Demi Moore, who has been defined by her body throughout her career, delivers an unpretentious performance of the highest calibre. Margaret Qualley unabashedly plays up the physical superiority and arrogance of youth.

A third French film, "Marcello Mio", is also focused on an existential transformation. Christoph Honoré, a highly productive author and director, is no stranger to Cannes and has been invited to the competition for the second time. In "Marcello Mio", Chiara Mastroanni looks in the mirror one morning and sees the face of her father. Wearing a wig, black glasses, a hat and a suit, she transforms herself into Marcello from Fellini's 1963 classic "Otto e mezzo" (Eight and a Half), which was also about an artist's identity crisis. Chiara's mother (Catherine Deneuve) is shocked by her daughter's new outfit, as is Chiara's ex-lover (Melvil Popaud), while her former partner (Benjamin Biolay) is more relaxed about it. Only her casting partner (Fabrice Lucchini) is completely thrilled with the new Chiara, who insists on being called Marcello.

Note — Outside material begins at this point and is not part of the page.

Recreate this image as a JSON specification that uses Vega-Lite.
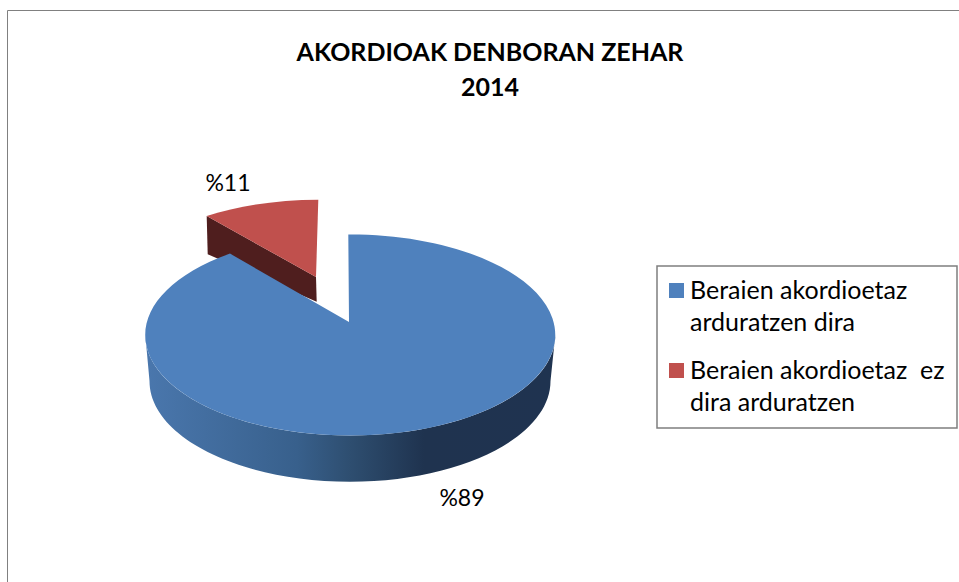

In the Italian seaside resort of Fermia, where Catherine Deneuve and Marcello Mastroanni have once spent time with each other, the protagonists come together in a grand finale. They all know each other and make up.

"Marcello Mio" is an easy-going family film for insiders and connoisseurs of the Parisian film scene. Nothing to think about for very long, but amusing to watch. No cinematic heavyweight like the films by Audiard and Fargeat, but an ironic play on gender and generational change.

Perhaps French cinema has a special sensitivity to questions of existential identity and the desire to cross boundaries. Unlike in mainstream Hollywood, where 'full frontal nudity' is still frowned upon and violence on screen is more tolerated than sex.